##### Supplied records
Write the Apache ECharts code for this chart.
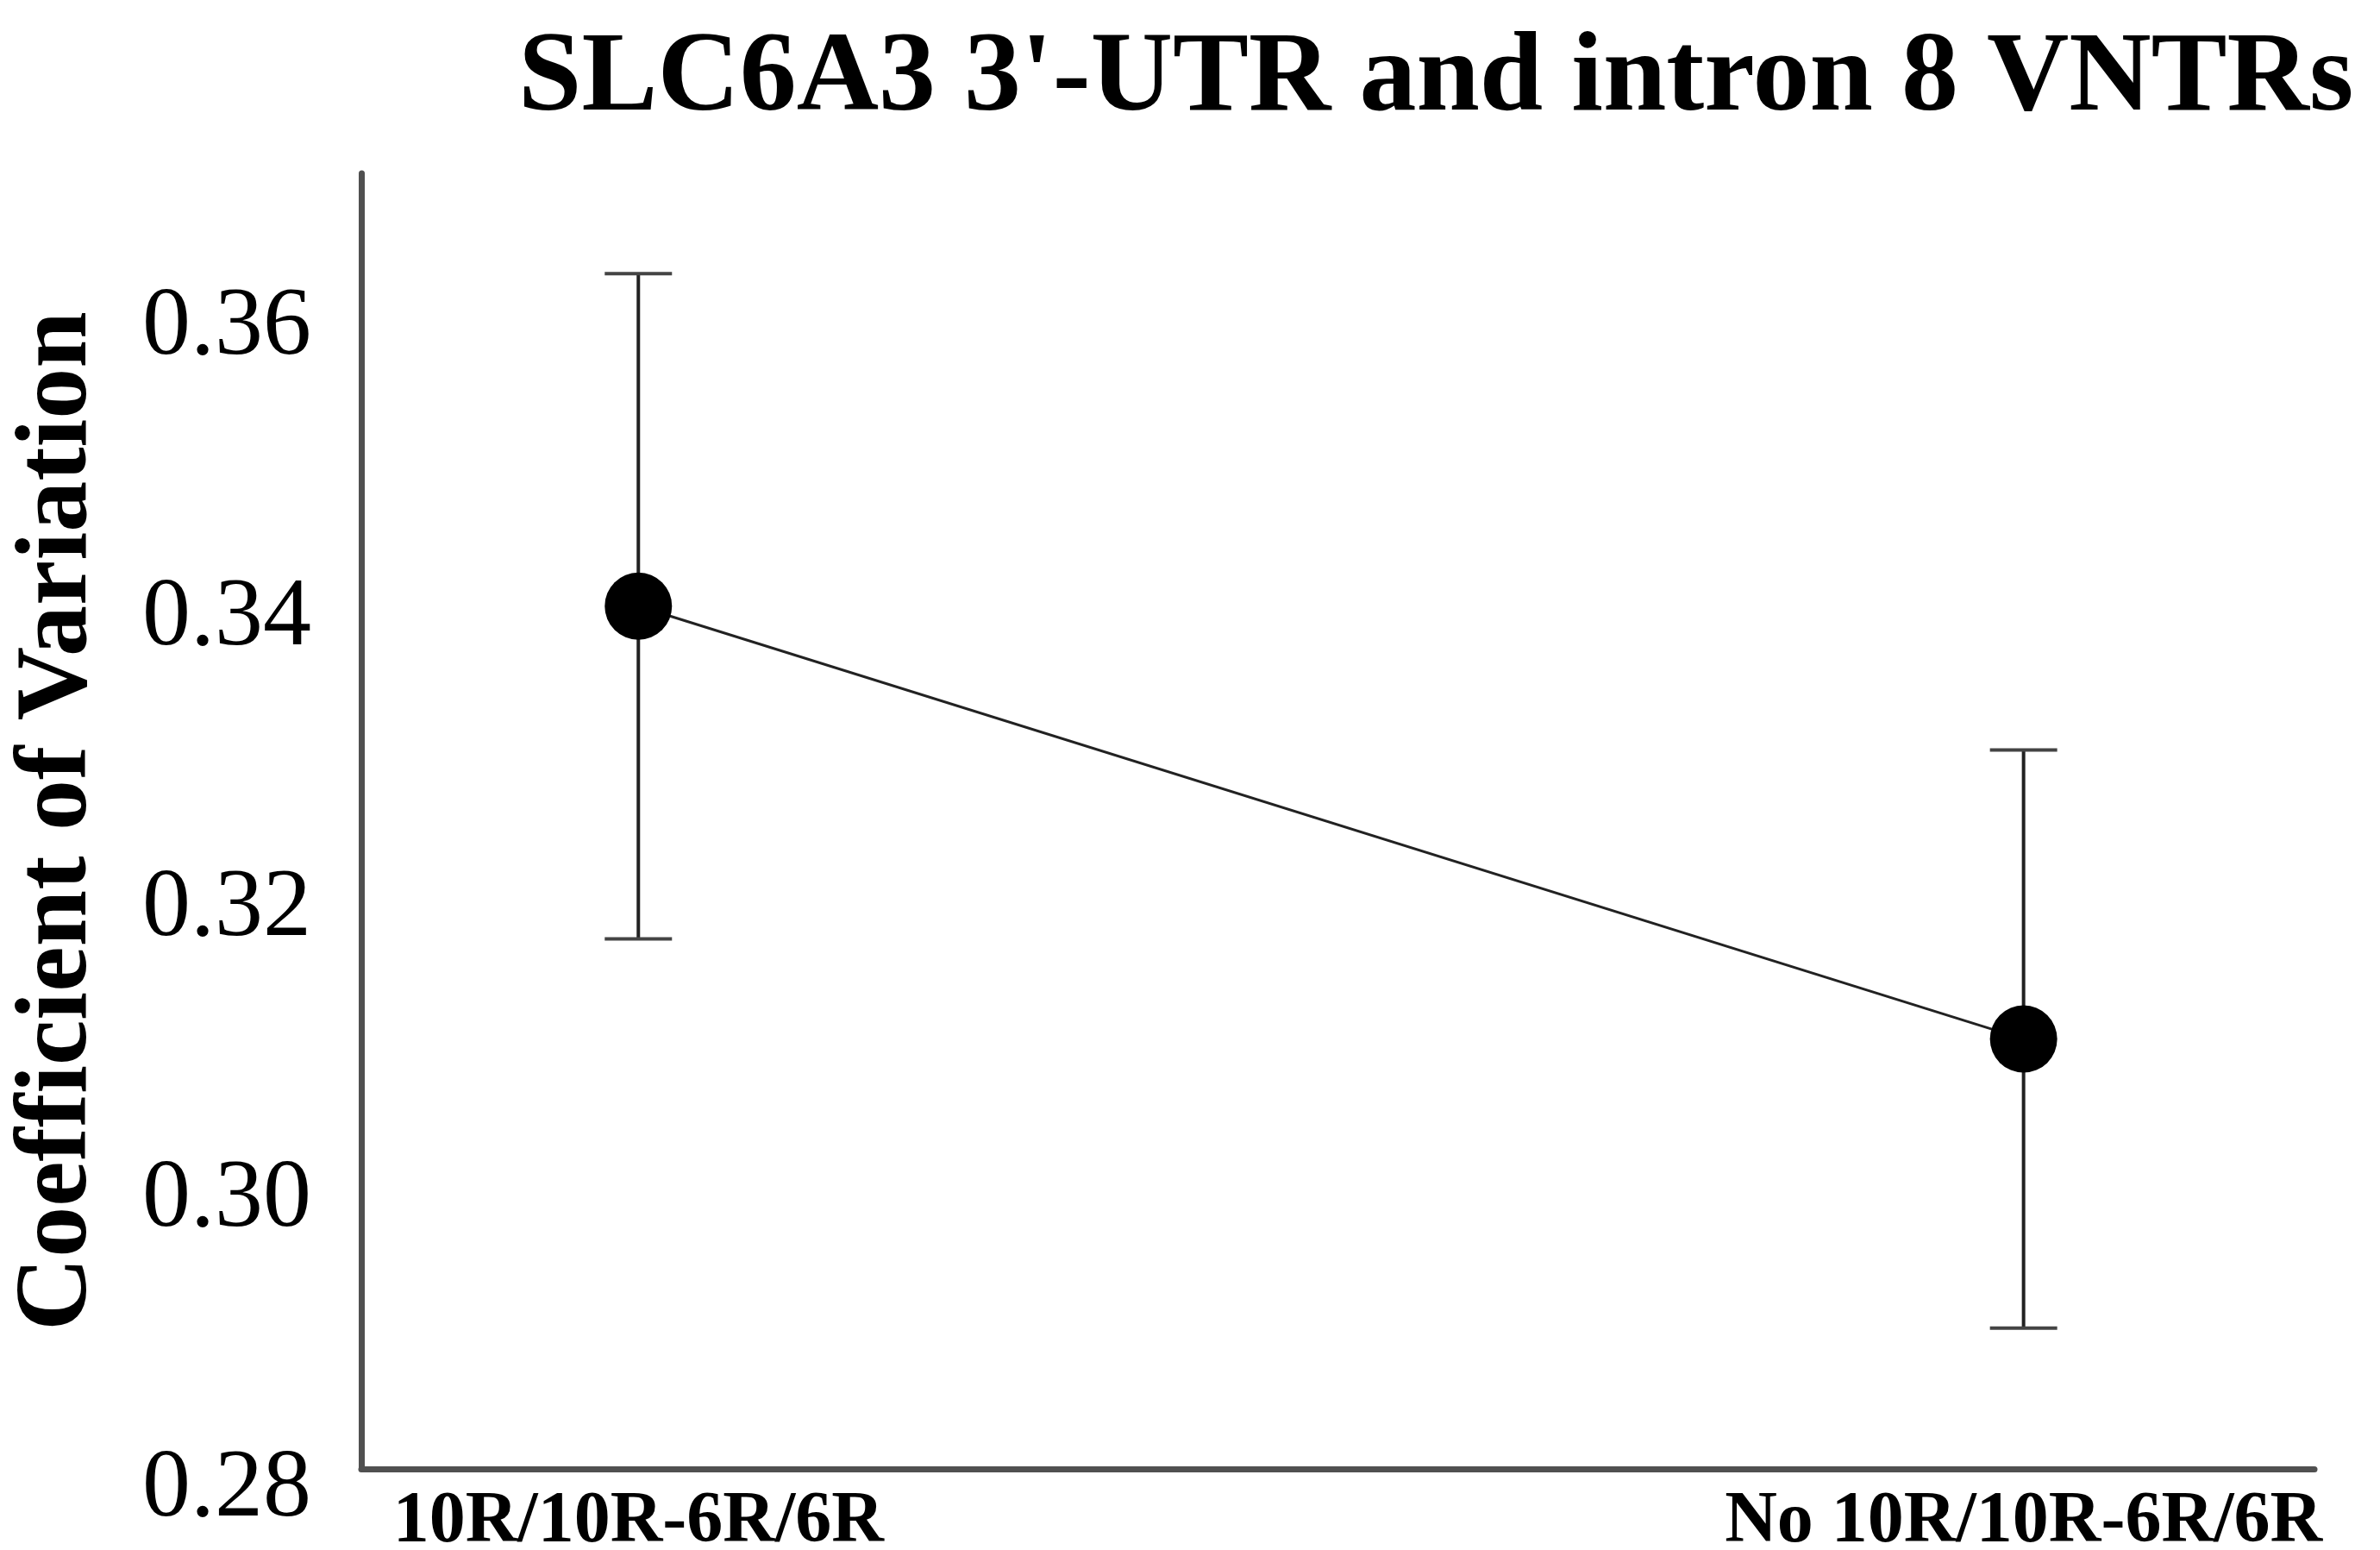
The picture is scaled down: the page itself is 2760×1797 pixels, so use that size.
<!DOCTYPE html>
<html>
<head>
<meta charset="utf-8">
<script src="https://cdn.jsdelivr.net/npm/echarts@6/dist/echarts.min.js"></script>
<style>
  html, body { margin: 0; padding: 0; background: #fff; }
  #chart { width: 2760px; height: 1797px; }
</style>
</head>
<body>
<div id="chart"></div>
<script>
// values
var categories = ['10R/10R-6R/6R', 'No 10R/10R-6R/6R'];
var means = [0.3394, 0.3096];
var lower = [0.3165, 0.2897];
var upper = [0.3623, 0.3295];
var yTicks = [0.28, 0.30, 0.32, 0.34, 0.36];

var serif = '"Liberation Serif", "Times New Roman", serif';

var pointData = means.map(function (m, i) { return [i, m]; });
var barData = means.map(function (m, i) { return [i, lower[i], upper[i]]; });

var myChart = echarts.init(document.getElementById('chart'));
var option = {
    backgroundColor: '#fff',
    animation: false,
    title: {
        text: "SLC6A3 3'-UTR and intron 8 VNTRs",
        left: 596,
        top: 22,
        textStyle: {
            fontFamily: serif,
            fontWeight: 'bold',
            fontSize: 132,
            color: '#000'
        }
    },
    grid: {
        left: 419,
        right: 76,
        top: 201,
        bottom: 94,
        outerBoundsMode: 'none'
    },
    xAxis: {
        type: 'value',
        min: -0.2,
        max: 1.21,
        splitLine: { show: false },
        axisTick: { show: false },
        axisLine: { show: true, onZero: false, lineStyle: { color: '#505050', width: 7 } },
        axisLabel: {
            customValues: [0, 1],
            margin: 20,
            fontFamily: serif,
            fontWeight: 'bold',
            fontSize: 84,
            color: '#000',
            formatter: function (v) { return categories[Math.round(v)]; }
        }
    },
    yAxis: {
        type: 'value',
        min: 0.28,
        max: 0.3692,
        name: 'Coefficient of Variation',
        nameLocation: 'middle',
        nameGap: 291,
        nameTextStyle: {
            fontFamily: serif,
            fontWeight: 'bold',
            fontSize: 118,
            color: '#000'
        },
        splitLine: { show: false },
        axisTick: { show: false },
        axisLine: { show: true, onZero: false, lineStyle: { color: '#505050', width: 7 } },
        axisLabel: {
            customValues: yTicks,
            margin: 58,
            verticalAlign: 'top',
            lineHeight: 50,
            fontFamily: serif,
            fontSize: 112,
            color: '#000',
            formatter: function (v) { return v.toFixed(2); }
        }
    },
    series: [
        {
            type: 'custom',
            data: barData,
            z: 2,
            renderItem: function (params, api) {
                var x = api.value(0);
                var lo = api.coord([x, api.value(1)]);
                var hi = api.coord([x, api.value(2)]);
                var half = 39;
                var st = { stroke: '#222', lineWidth: 4 };
                var capSt = { stroke: '#444', lineWidth: 4 };
                return {
                    type: 'group',
                    children: [
                        { type: 'line', shape: { x1: lo[0], y1: lo[1], x2: hi[0], y2: hi[1] }, style: st },
                        { type: 'line', shape: { x1: hi[0] - half, y1: hi[1], x2: hi[0] + half, y2: hi[1] }, style: capSt },
                        { type: 'line', shape: { x1: lo[0] - half, y1: lo[1], x2: lo[0] + half, y2: lo[1] }, style: capSt }
                    ]
                };
            }
        },
        {
            type: 'line',
            data: pointData,
            z: 3,
            symbol: 'circle',
            symbolSize: 78,
            itemStyle: { color: '#000' },
            lineStyle: { color: '#222', width: 3 }
        }
    ]
};
myChart.setOption(option);
</script>
</body>
</html>
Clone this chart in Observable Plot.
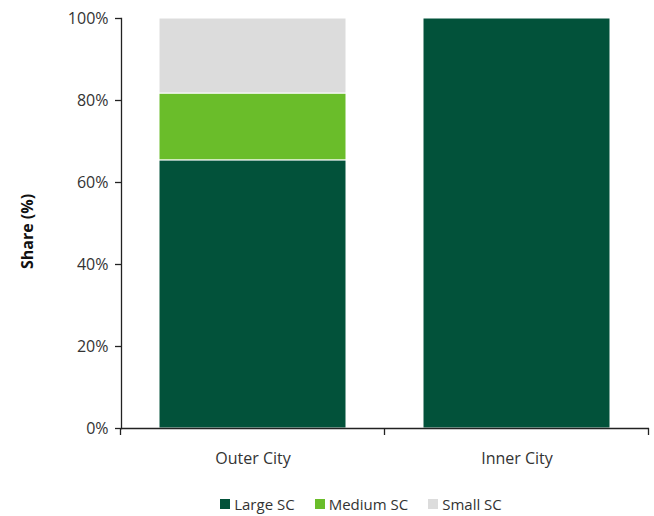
<!DOCTYPE html>
<html>
<head>
<meta charset="utf-8">
<script src="https://cdn.jsdelivr.net/npm/d3@7"></script>
<script src="https://cdn.jsdelivr.net/npm/@observablehq/plot@0.6"></script>
<style>
  body { margin: 0; background: #fff; font-family: "Open Sans", sans-serif; }
  #chart svg { display: block; }
  .legend { display: flex; justify-content: center; gap: 20px; margin-left: 68px; margin-top: 22px; font-size: 15px; color: #333; }
  .legend span.item { display: flex; align-items: center; gap: 4px; }
  .legend span.sw { width: 10px; height: 10px; display: inline-block; }
</style>
</head>
<body>
<div id="chart"></div>
<script>
const categories = ["Outer City", "Inner City"];
const segments = ["Large SC", "Medium SC", "Small SC"];
const outerCity = [65.4, 16.3, 18.3];
const innerCity = [100, 0, 0];
const colors = ["#02523A", "#6ABD2A", "#DCDCDC"];
const yTicks = [0, 20, 40, 60, 80, 100];
const yLabel = "Share (%)";

const rows = [];
segments.forEach((s, i) => {
  rows.push({city: categories[0], seg: s, value: outerCity[i]});
  rows.push({city: categories[1], seg: s, value: innerCity[i]});
});

const bandEdges = (index, scales, values, dimensions) => {
  const g = d3.create("svg:g");
  const bw = scales.x.bandwidth ? scales.x.bandwidth() : 0;
  const step = scales.x.step ? scales.x.step() : bw;
  const y0 = dimensions.height - dimensions.marginBottom;
  const xs = [];
  categories.forEach(c => xs.push(scales.x(c) + bw / 2 - step / 2));
  xs.push(scales.x(categories[categories.length - 1]) + bw / 2 + step / 2);
  xs.forEach(x => g.append("line")
    .attr("x1", x).attr("x2", x).attr("y1", y0).attr("y2", y0 + 7)
    .attr("stroke", "#222").attr("stroke-width", 1.3));
  return g.node();
};

const plot = Plot.plot({
  width: 654,
  height: 472,
  marginLeft: 121,
  marginRight: 5,
  marginTop: 18,
  marginBottom: 44,
  style: {fontFamily: "Open Sans, sans-serif", fontSize: "16px", color: "#333"},
  x: {domain: categories, paddingInner: 0.29, paddingOuter: 0.145, axis: null},
  y: {domain: [0, 100], ticks: yTicks, axis: null},
  color: {domain: segments, range: colors},
  marks: [
    Plot.barY(rows, Plot.stackY({x: "city", y: "value", fill: "seg", order: segments, stroke: "white", strokeWidth: 1})),
    Plot.axisY(yTicks, {tickSize: 6, tickPadding: 7, tickFormat: d => d + "%", label: null, fontSize: 16, stroke: "#222", strokeWidth: 1.3}),
    Plot.axisX({tickSize: 0, tickPadding: 24, label: null, fontSize: 16}),
    Plot.text([yLabel], {text: d => d, frameAnchor: "left", textAnchor: "middle", rotate: -90, dx: -94, dy: 8, fontWeight: "bold", fontSize: 16, fill: "#111"}),
    Plot.frame({anchor: "left", stroke: "#222", strokeWidth: 1.3}),
    Plot.ruleY([0], {stroke: "#222", strokeWidth: 1.3}),
    bandEdges
  ]
});
document.getElementById("chart").appendChild(plot);

const legend = document.createElement("div");
legend.className = "legend";
segments.forEach((s, i) => {
  const item = document.createElement("span");
  item.className = "item";
  const sw = document.createElement("span");
  sw.className = "sw";
  sw.style.background = colors[i];
  item.appendChild(sw);
  item.appendChild(document.createTextNode(s));
  legend.appendChild(item);
});
document.getElementById("chart").appendChild(legend);
</script>
</body>
</html>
##########
## Challenge
In the entries above, how many lines hold the word "this"? State the number and nothing else.

## Worked answer
2